I started using ParFlow.CLM, a 3D variably saturated overland flow-subsurface model for my research in small urban watersheds about six months ago. In this post, I list the skills that were needed to start using ParFlow and the right attitude to have going in to this type of project.
- Some connection to a ParFlow user community and the ability to search for help. You will run into issues and problems when trying to apply ParFlow to your domain. The key is figuring out how you can find a way to resolve your issue. There are always resources online, in the user group community, in the ParFlow manual, in published articles, the ParFlow blog, etc. The main thing here is attitude. If something isn’t working, you CAN find a way to fix it, as long as you are willing to keep searching and trying different things, and are not afraid to try many different things and keep track of what you try.
- Organization. Keeping a good “lab notebook” of things you try, how long runs take, what keys you turn off and on, etc. There are so many different things to try to do to “optimize” your ParFlow runs in terms of speed and convergence, that you must have a system for managing all the files you generate, as well as the different things you try to get your domain represented as you want.
- Familiarity with GIS software and spatial data. I started out as a pretty proficient ESRI software user (about 4 years of professional experience as a civil engineer, and 3 years of research experience), but I had never used other GIS software. Much of the pre-processing of file inputs to ParFlow I ended up doing in GRASS GIS, because it was easier to automate the raster-based processing tasks. Familiarity with ESRI software, coordinate systems, projections, and coding simple for-loops (I used the R package for GRASS GIS, because I am more comfortable coding in R than in Python, for example)

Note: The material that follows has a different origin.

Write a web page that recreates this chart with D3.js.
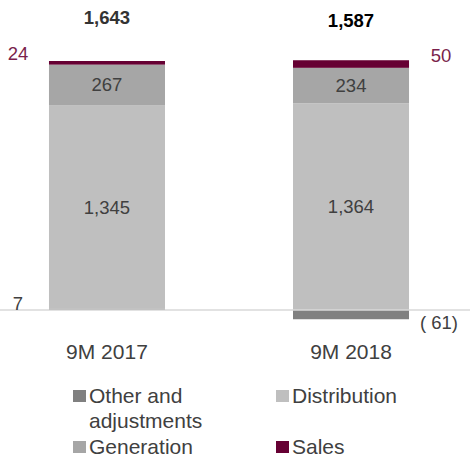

- Familiarity with high-level, interpreted computer languages, such as R, Matlab, or Python. While doing any heavy lifting in these programs will take way too long, they are very useful for both pre-processing inputs and for making sense of your outputs. To give you an idea of my level of R expertise, I have been using it exclusively for data cleaning, statistical analysis and simulations for the past three years in my research, and I TA an applied stats course to master’s students who are first time users of R. I understand enough of R to stumble through Python (Googling often) and other computer languages. Some code snippets for pre-processing inputs (for example NLDAS climate data) are provided in NCL, another high level, interpreted language. Understanding at least one of these languages makes it easy to apply codes that others have written. Confidence using some high-level computer language, especially writing for-loops will also help you familiarize yourself with the ParFlow tools you can call using tcl scripts, which you will definitely need in post-processing.
- Willingness to learn the Linux operating system computing environment. Prior to deciding to apply ParFlow in my research, I had installed a dual operating system (Windows/Ubuntu) on an old laptop *once*. I think the main thing here is attitude– if you are excited about learning how to use the command line interface, communicate with your computer without icons, buttons, and graphical user interfaces, ie, directly, then starting from zero in this area is just fine. You can find anything out by Googling. Willingness to learn a Unix-based computing environment includes things like bash shell scripting, actually compiling and building ParFlow on your machine, and if you move to a shared parallel resource (like Stampede, an XSEDE high performance computing resource “supercomputer” that I am on), reading manuals on how to communicate with the job scheduler.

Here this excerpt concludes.